Pour les allocataires de minima sociaux, il est prévu de créer un contrat d'avenir, qui remplace l'expression « contrat d'activité », dénoncée par le Conseil d'Etat pour sa connotation occupationnelle. Ce contrat est le pendant du CIRMA, qui est resserré sur le secteur marchand. Malgré l'usage du mot « contrat », les bénéficiaires du contrat d'avenir sont considérés non pas comme des salariés, mais comme des personnes en insertion. L'organisation de ce dispositif est confuse. Elle est partagée entre le maire de la commune de résidence de l'allocataire et le président du conseil général. Le maire, qui est à la fois l'employeur et celui qui doit mettre en oeuvre la convention réglant le contrat d'avenir, n'aura-t-il à conclure et à signer qu'avec lui-même ?

Un accompagnement dans l'emploi doit être mentionné dans cette convention, mais les actions de valorisation des acquis de l'expérience et les actions de formation sont facultatives, puisque la mention « en tant que de besoin » est utilisée. Celle-ci est singulièrement inappropriée car les personnes concernées ont forcément besoin d'une formation. Ion relève aussi, monsieur le ministre, une contradiction avec les annonces de votre plan en juin dernier, qui promettait une formation obligatoire pour tous les allocataires depuis six mois du RMI et de l'ASS.

De plus, les actions de formation et d'accompagnement « peuvent être menées pendant le temps de travail et en dehors de celui-ci ». Cela pose le problème de la rémunération des bénéficiaires du contrat. On peut se demander si une formation hors temps de travail non rémunérée sera motivante et réalisable, ou si l'on ne risque pas là d'obliger les personnes à recourir à des petits boulots de complément au noir.

En outre, nous déplorons la dégressivité de l'aide de l'Etat car elle comporte plusieurs risques : un effet d'aubaine pour certains employeurs qui se limiteront à l'embauche pour la première année, un risque de rupture dans le parcours des personnes et, surtout, un frein important au recrutement pour les associations, qui disposent souvent de faibles capacités financières.

Ces dernières nous ont d'ailleurs fait part de leurs craintes concernant notamment les chantiers d'insertion. L'équilibre financier de ces actions reste fragile et repose pour l'essentiel sur les financements publics qui prennent en charge la rémunération des personnels en insertion à travers les CES et l'encadrement technique au travers de subventions. Elles craignent que cet équilibre précaire ne soit bouleversé par les nouvelles dispositions.

Le financement des nouveaux contrats tel qu'il est annoncé aurait pour conséquence une diminution importante de la prise en charge par les pouvoirs publics de la rémunération des personnes en insertion.

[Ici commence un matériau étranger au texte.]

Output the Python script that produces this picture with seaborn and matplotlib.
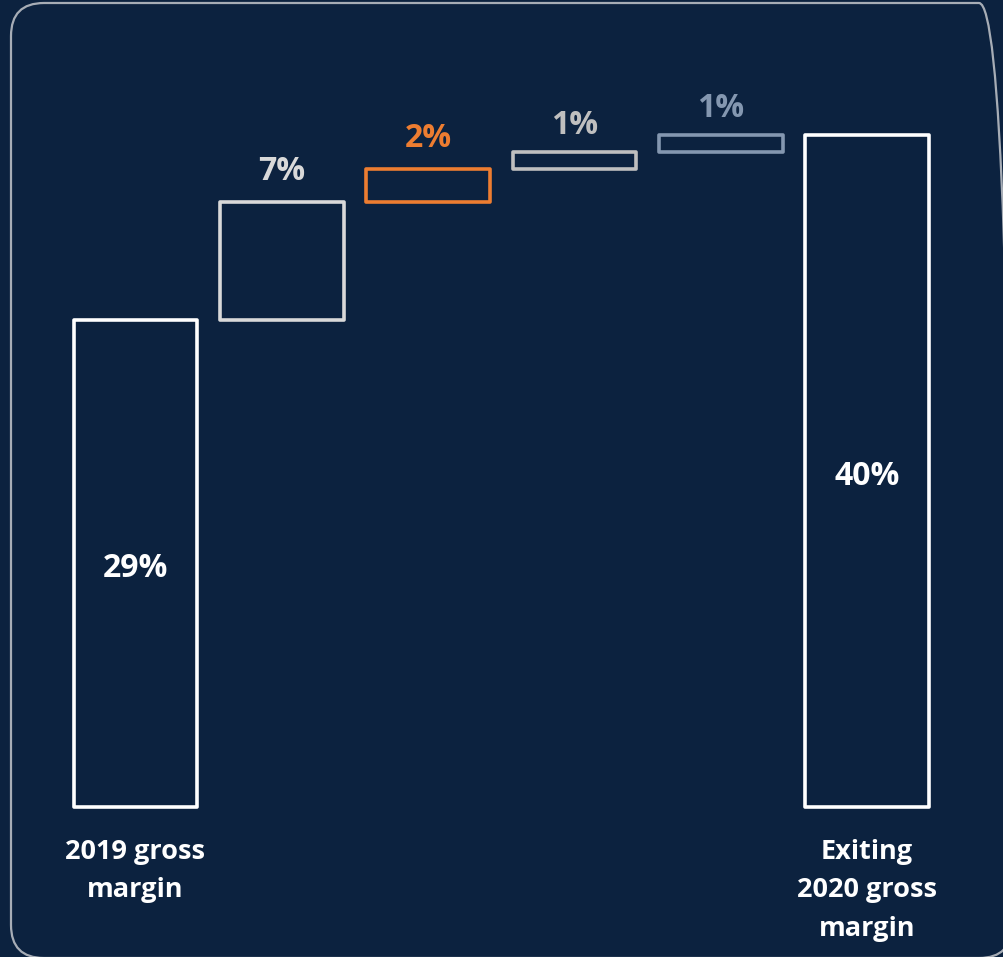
import matplotlib
matplotlib.use("Agg")
import matplotlib.pyplot as plt
import seaborn as sns
import pandas as pd
from matplotlib.patches import FancyBboxPatch
from matplotlib.transforms import Affine2D

# ---- data ----
keys = ["start", "d1", "d2", "d3", "d4", "end"]
values = [29, 7, 2, 1, 1, 40]
is_total = [True, False, False, False, False, True]
tick_labels = ["2019 gross\nmargin", "", "", "", "", "Exiting\n2020 gross\nmargin"]
value_labels = ["29%", "7%", "2%", "1%", "1%", "40%"]
edge_colors = ["#FFFFFF", "#D9D9D9", "#ED7D31", "#BFBFBF", "#8497B0", "#FFFFFF"]
label_offsets_pt = [-4, 10, 10, 7, 7, -4]   # text offset styling

BG = "#0C223F"

# waterfall bottoms
bottoms = []
run = 0
for v, t in zip(values, is_total):
    if t:
        bottoms.append(0)
        run = v
    else:
        bottoms.append(run)
        run += v

df = pd.DataFrame({"key": keys, "value": values})

sns.set_theme(style="white")
plt.rcParams["font.family"] = ["Open Sans", "DejaVu Sans"]

W, H = 1004, 957
fig = plt.figure(figsize=(W / 100, H / 100), dpi=100, facecolor=BG)
ax = fig.add_axes([0, (H - 807) / H, 1, 807 / H])
ax.set_facecolor(BG)

sns.barplot(data=df, x="key", y="value", hue="key", palette=edge_colors,
            order=keys, hue_order=keys, fill=False, linewidth=2.6,
            width=0.845, legend=False, ax=ax)

patches = sorted(ax.patches, key=lambda p: p.get_x())
for p, b, c in zip(patches, bottoms, edge_colors):
    p.set_y(b)
    p.set_edgecolor(c)
    p.set_facecolor("none")
    p.set_joinstyle("round")
    p.set_clip_on(False)

px_per_unit = 146.3
ax.set_xlim(-135.5 / px_per_unit, (W - 135.5) / px_per_unit)
ax.set_ylim(0, 807 / 16.8)

for i, (v, b, t, lab, c, off) in enumerate(zip(values, bottoms, is_total, value_labels,
                                              edge_colors, label_offsets_pt)):
    if t:
        ax.annotate(lab, (i, b + v / 2), xytext=(0, off), textcoords="offset points",
                    ha="center", va="center", color="white",
                    fontsize=23, fontweight="bold")
    else:
        ax.annotate(lab, (i, b + v), xytext=(0, off), textcoords="offset points",
                    ha="center", va="bottom", color=c,
                    fontsize=23, fontweight="bold")

ax.set_xticks(range(len(keys)))
ax.set_xticklabels(tick_labels, color="white", fontsize=19.5, fontweight="bold",
                   linespacing=1.62, va="top")
ax.tick_params(axis="x", length=0, pad=23)
ax.set_yticks([])
ax.set_xlabel("")
ax.set_ylabel("")
for s in ax.spines.values():
    s.set_visible(False)

# rounded border in pixel coordinates (bottom-up)
to_px = Affine2D().scale(1 / W, 1 / H) + fig.transFigure
r = 33
x0, x1 = 11, 1012
y0, y1 = -1, H - 3
border = FancyBboxPatch((x0 + r, y0 + r), (x1 - x0) - 2 * r, (y1 - y0) - 2 * r,
                        boxstyle=f"round,pad={r}", transform=to_px,
                        facecolor="none", edgecolor="#A7ADB6", linewidth=1.6,
                        zorder=10)
fig.patches.append(border)

fig.savefig("out.png", dpi=100, facecolor=BG)
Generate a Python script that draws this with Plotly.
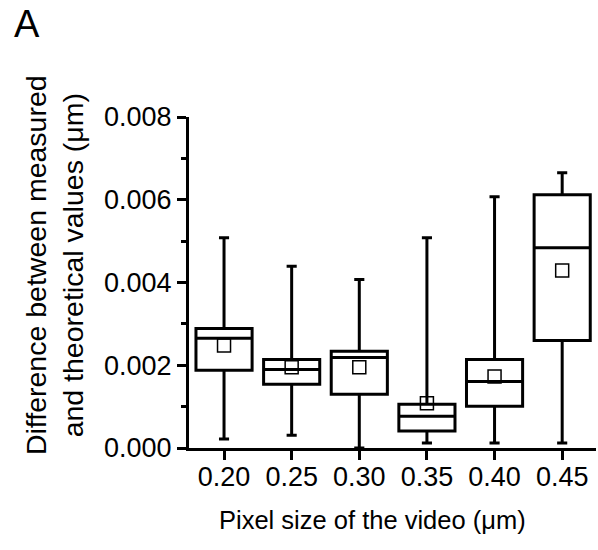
import plotly.graph_objects as go

# pixel size categories (µm)
pixel_sizes = ["0.20", "0.25", "0.30", "0.35", "0.40", "0.45"]
positions = [1, 2, 3, 4, 5, 6]

# box statistics (µm)
whisker_low = [0.00022, 0.00031, 0.00000, 0.00012, 0.00012, 0.00012]
q1 = [0.00188, 0.00154, 0.00130, 0.00041, 0.00101, 0.00260]
median = [0.00265, 0.00190, 0.00219, 0.00077, 0.00161, 0.00484]
q3 = [0.00289, 0.00214, 0.00234, 0.00106, 0.00214, 0.00612]
whisker_high = [0.00508, 0.00439, 0.00407, 0.00508, 0.00607, 0.00665]
means = [0.00248, 0.00195, 0.00195, 0.00108, 0.00173, 0.00429]

FONT = "Arial, Liberation Sans, sans-serif"

fig = go.Figure()

fig.add_trace(go.Box(
    x=positions,
    q1=q1,
    median=median,
    q3=q3,
    lowerfence=whisker_low,
    upperfence=whisker_high,
    width=0.83,
    whiskerwidth=0.18,
    boxpoints=False,
    fillcolor="white",
    line=dict(color="black", width=3),
    hoverinfo="skip",
))

# mean shown as an open square
fig.add_trace(go.Scatter(
    x=positions,
    y=means,
    mode="markers",
    marker=dict(symbol="square-open", size=13, color="black",
                line=dict(color="black", width=1.5)),
    hoverinfo="skip",
))

fig.update_layout(
    width=598,
    height=550,
    margin=dict(l=189, r=2, t=117, b=102),
    plot_bgcolor="white",
    paper_bgcolor="white",
    showlegend=False,
    font=dict(family=FONT, color="black", size=27),
    xaxis=dict(
        range=[0.482, 6.5],
        tickvals=positions,
        ticktext=pixel_sizes,
        ticks="outside",
        ticklen=9,
        tickwidth=3,
        tickcolor="black",
        ticklabelstandoff=-6,
        showline=True,
        linecolor="black",
        linewidth=3,
        showgrid=False,
        zeroline=False,
        tickfont=dict(size=27),
    ),
    yaxis=dict(
        range=[0, 0.008],
        tickvals=[0, 0.002, 0.004, 0.006, 0.008],
        ticktext=["0.000", "0.002", "0.004", "0.006", "0.008"],
        ticks="outside",
        ticklen=9,
        tickwidth=3,
        tickcolor="black",
        minor=dict(ticks="outside", ticklen=5, tickwidth=3,
                   tickcolor="black", dtick=0.001, showgrid=False),
        showline=True,
        linecolor="black",
        linewidth=3,
        showgrid=False,
        zeroline=False,
        tickfont=dict(size=27),
    ),
    annotations=[
        dict(text="A", xref="paper", yref="paper", x=-0.398, y=1.282,
             showarrow=False, font=dict(size=38), xanchor="center", yanchor="middle"),
        dict(text="Pixel size of the video (μm)", xref="paper", yref="paper",
             x=0.45, y=-0.2175, showarrow=False, font=dict(size=25.5),
             xanchor="center", yanchor="middle"),
        dict(text="Difference between measured<br>and theoretical values (μm)",
             xref="paper", yref="paper", x=-0.329, y=0.553, textangle=-90,
             showarrow=False, font=dict(size=28.5), xanchor="center", yanchor="middle"),
    ],
)

# drop the default page margin so the figure sits at the window origin
fig.write_html("out.html", config={"displayModeBar": False},
               post_script="document.body.style.margin='0px';")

Cela se traduirait, selon leurs estimations, par la nécessité, pour chaque chantier d'insertion prenant en charge environ 15 personnes, de trouver un financement complémentaire oscillant entre 20 000 et 50 000 euros, ce qui paraît irréalisable.

La mise en place opérationnelle sur le terrain est aussi un sujet d'inquiétude du fait de la multiplication des instances de décision, de paiement et d'évaluation : communes, communautés de communes, territoires, pays, départements, régions, administrations déconcentrées de l'Etat, Europe... Monsieur le ministre, que pouvez-vous répondre aux associations, acteurs privilégiés de la lutte contre l'exclusion, pour apaiser leurs craintes ?

Pour conclure, les mesures annoncées en juin 2004 partaient d'un bon sentiment ; au final, ce n'est plus le cas. De nombreux points restent obscurs et flous, dans la mise en place des actions et, surtout, dans leur financement. Nous déplorons le renvoi massif à des décrets d'application.

Votre projet de loi fait la part belle aux employeurs, mais les demandeurs d'emploi, les chômeurs et les exclus sont stigmatisés. Où est la cohésion sociale ? Le mot « cohésion » signifie « propriété d'un ensemble dont toutes les parties sont intimement et logiquement liées ». Ici, ce n'est pas le cas. Aussi, nous ne pourrons voter votre texte.